Direction:
Exactly the lines between the line containing "Emit a Python" and the line containing "plt.rcParams['font.family'] = ['Liberation", together with those two lines, are to be output.

Exercise material:
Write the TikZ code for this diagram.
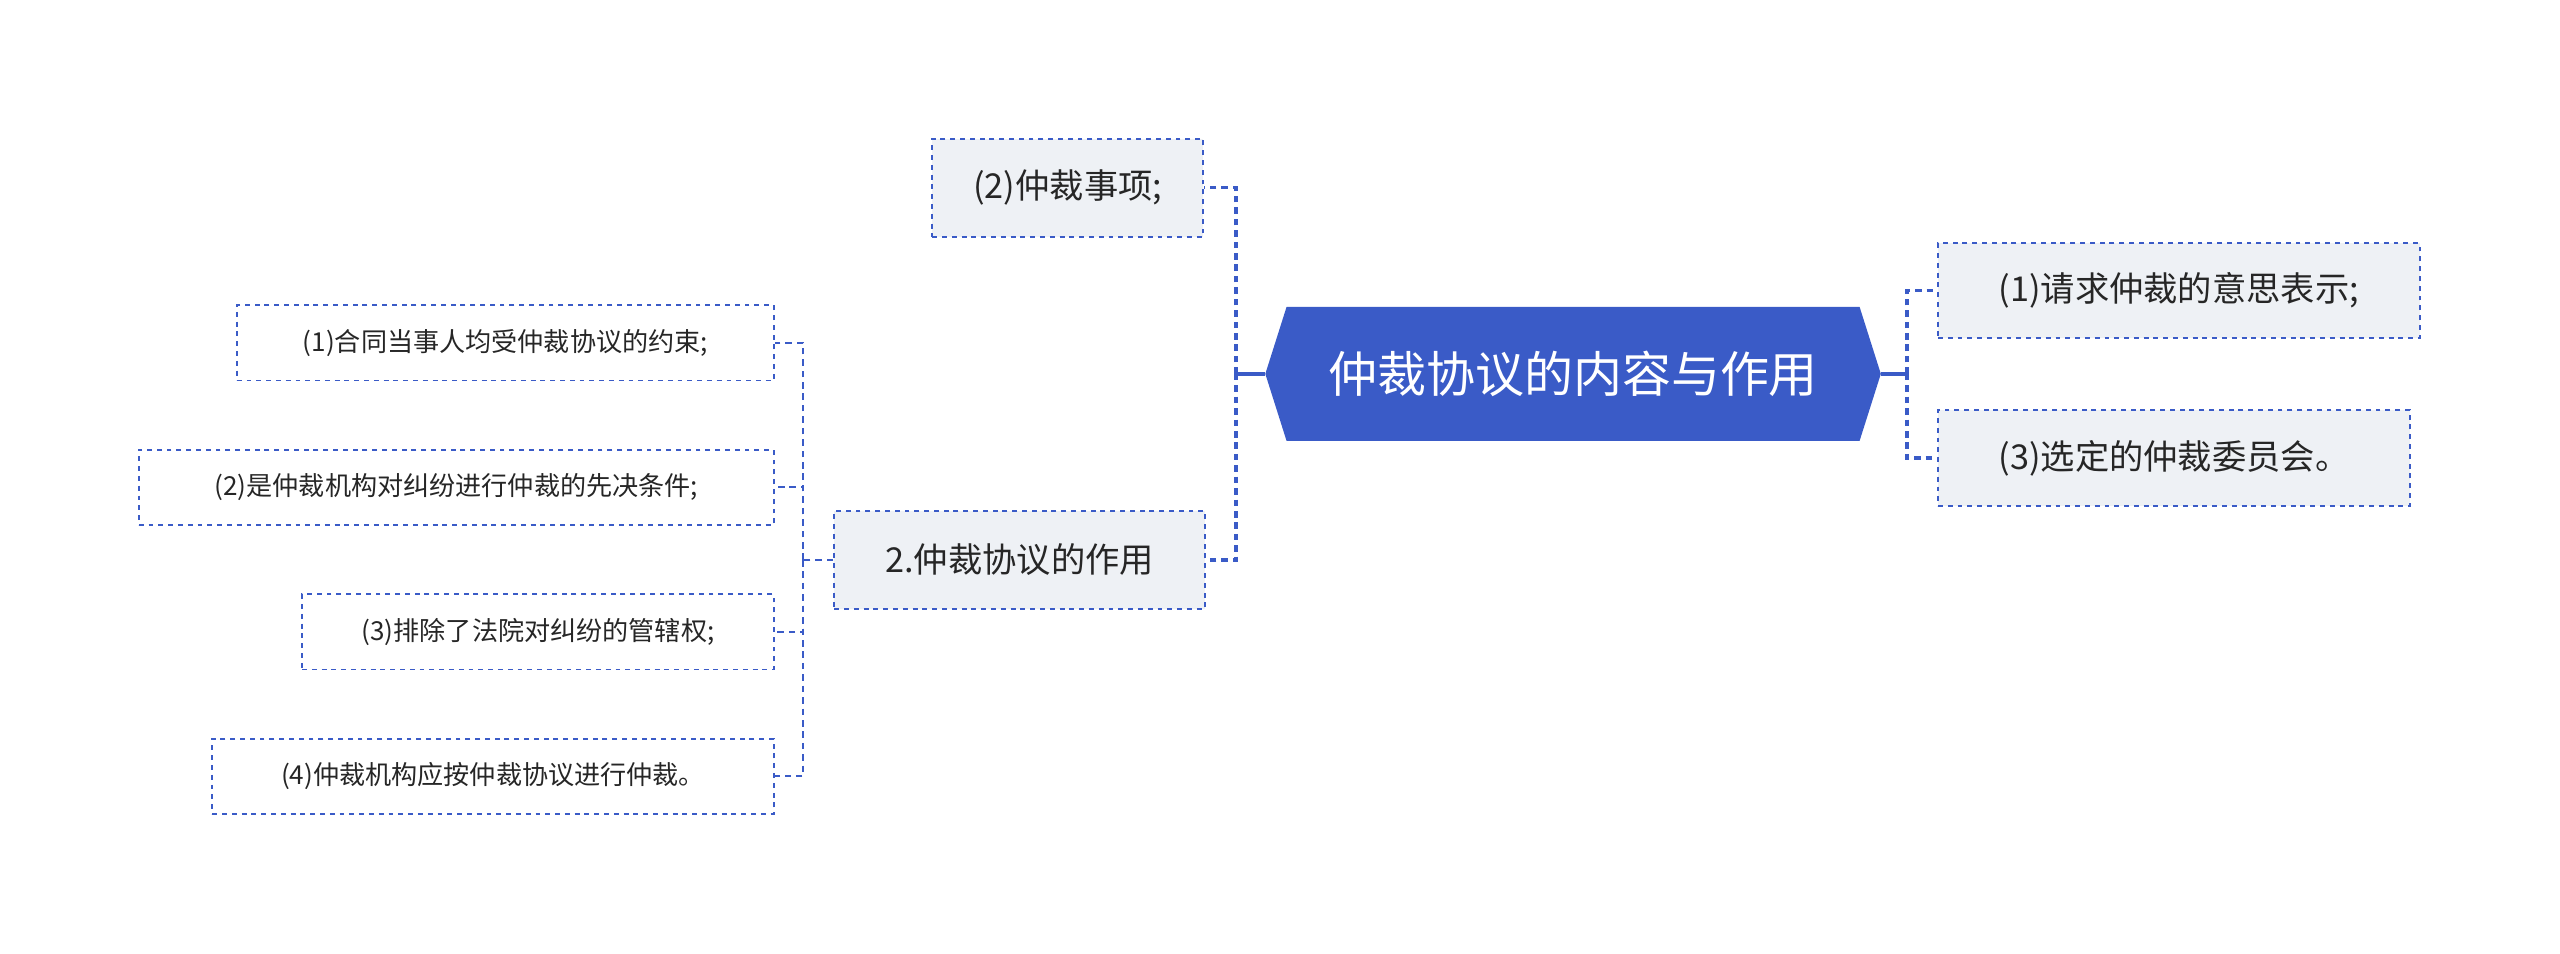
---
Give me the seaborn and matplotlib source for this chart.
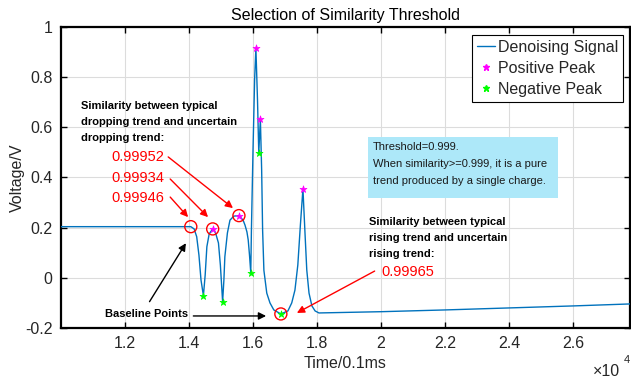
==
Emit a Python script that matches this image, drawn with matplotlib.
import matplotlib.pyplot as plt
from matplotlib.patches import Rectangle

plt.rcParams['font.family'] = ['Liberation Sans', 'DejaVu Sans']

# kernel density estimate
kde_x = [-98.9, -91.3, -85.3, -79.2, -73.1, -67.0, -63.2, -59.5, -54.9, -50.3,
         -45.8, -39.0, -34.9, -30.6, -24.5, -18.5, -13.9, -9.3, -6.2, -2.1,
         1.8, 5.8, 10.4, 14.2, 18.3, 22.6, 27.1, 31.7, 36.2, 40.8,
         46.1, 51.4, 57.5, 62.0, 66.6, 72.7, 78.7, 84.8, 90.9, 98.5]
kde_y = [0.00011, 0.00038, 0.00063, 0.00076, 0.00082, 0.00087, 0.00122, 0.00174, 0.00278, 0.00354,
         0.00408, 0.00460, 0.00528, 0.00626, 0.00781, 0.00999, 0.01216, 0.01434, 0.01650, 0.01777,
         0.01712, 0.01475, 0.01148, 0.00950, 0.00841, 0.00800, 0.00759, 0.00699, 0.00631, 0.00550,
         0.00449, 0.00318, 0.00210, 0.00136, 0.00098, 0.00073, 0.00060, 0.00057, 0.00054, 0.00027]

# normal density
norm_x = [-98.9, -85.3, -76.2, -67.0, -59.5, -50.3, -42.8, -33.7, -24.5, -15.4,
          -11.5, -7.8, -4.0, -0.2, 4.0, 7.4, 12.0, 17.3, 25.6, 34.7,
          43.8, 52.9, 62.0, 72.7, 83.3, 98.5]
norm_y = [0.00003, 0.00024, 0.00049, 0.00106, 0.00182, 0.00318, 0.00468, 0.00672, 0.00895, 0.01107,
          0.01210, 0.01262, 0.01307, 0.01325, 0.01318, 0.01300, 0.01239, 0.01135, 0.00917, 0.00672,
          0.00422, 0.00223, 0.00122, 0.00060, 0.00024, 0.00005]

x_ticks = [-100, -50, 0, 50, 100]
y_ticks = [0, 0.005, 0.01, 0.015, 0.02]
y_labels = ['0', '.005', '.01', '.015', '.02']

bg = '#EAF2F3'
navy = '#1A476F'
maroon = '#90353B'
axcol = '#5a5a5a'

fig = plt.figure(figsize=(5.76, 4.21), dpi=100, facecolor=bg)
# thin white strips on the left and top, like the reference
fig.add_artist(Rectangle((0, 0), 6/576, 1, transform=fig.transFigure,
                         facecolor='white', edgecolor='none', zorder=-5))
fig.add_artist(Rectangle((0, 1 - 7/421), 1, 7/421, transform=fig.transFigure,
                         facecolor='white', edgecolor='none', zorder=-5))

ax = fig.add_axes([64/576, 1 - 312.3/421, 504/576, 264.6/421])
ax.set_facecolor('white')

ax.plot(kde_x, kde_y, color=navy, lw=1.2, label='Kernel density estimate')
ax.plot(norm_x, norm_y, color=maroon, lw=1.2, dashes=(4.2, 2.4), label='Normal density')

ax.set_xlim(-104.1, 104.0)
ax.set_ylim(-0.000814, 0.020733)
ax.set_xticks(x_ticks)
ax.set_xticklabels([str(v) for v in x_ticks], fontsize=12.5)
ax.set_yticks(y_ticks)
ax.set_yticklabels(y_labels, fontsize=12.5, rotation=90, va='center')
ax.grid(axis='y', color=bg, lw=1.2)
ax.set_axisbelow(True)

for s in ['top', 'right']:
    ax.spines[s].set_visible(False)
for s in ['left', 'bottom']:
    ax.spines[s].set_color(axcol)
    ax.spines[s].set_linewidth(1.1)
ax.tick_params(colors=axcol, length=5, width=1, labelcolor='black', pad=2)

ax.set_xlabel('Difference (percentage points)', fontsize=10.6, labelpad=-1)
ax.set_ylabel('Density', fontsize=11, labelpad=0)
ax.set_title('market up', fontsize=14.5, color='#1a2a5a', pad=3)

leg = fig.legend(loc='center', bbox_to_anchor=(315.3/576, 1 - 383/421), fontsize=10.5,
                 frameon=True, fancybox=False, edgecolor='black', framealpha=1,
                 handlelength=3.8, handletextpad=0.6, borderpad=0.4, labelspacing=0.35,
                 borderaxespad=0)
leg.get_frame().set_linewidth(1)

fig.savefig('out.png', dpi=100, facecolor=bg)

Result:
Emit a Python script that matches this image, drawn with matplotlib.
import matplotlib.pyplot as plt
from matplotlib.patches import Rectangle

plt.rcParams['font.family'] = ['Liberation Sans', 'DejaVu Sans']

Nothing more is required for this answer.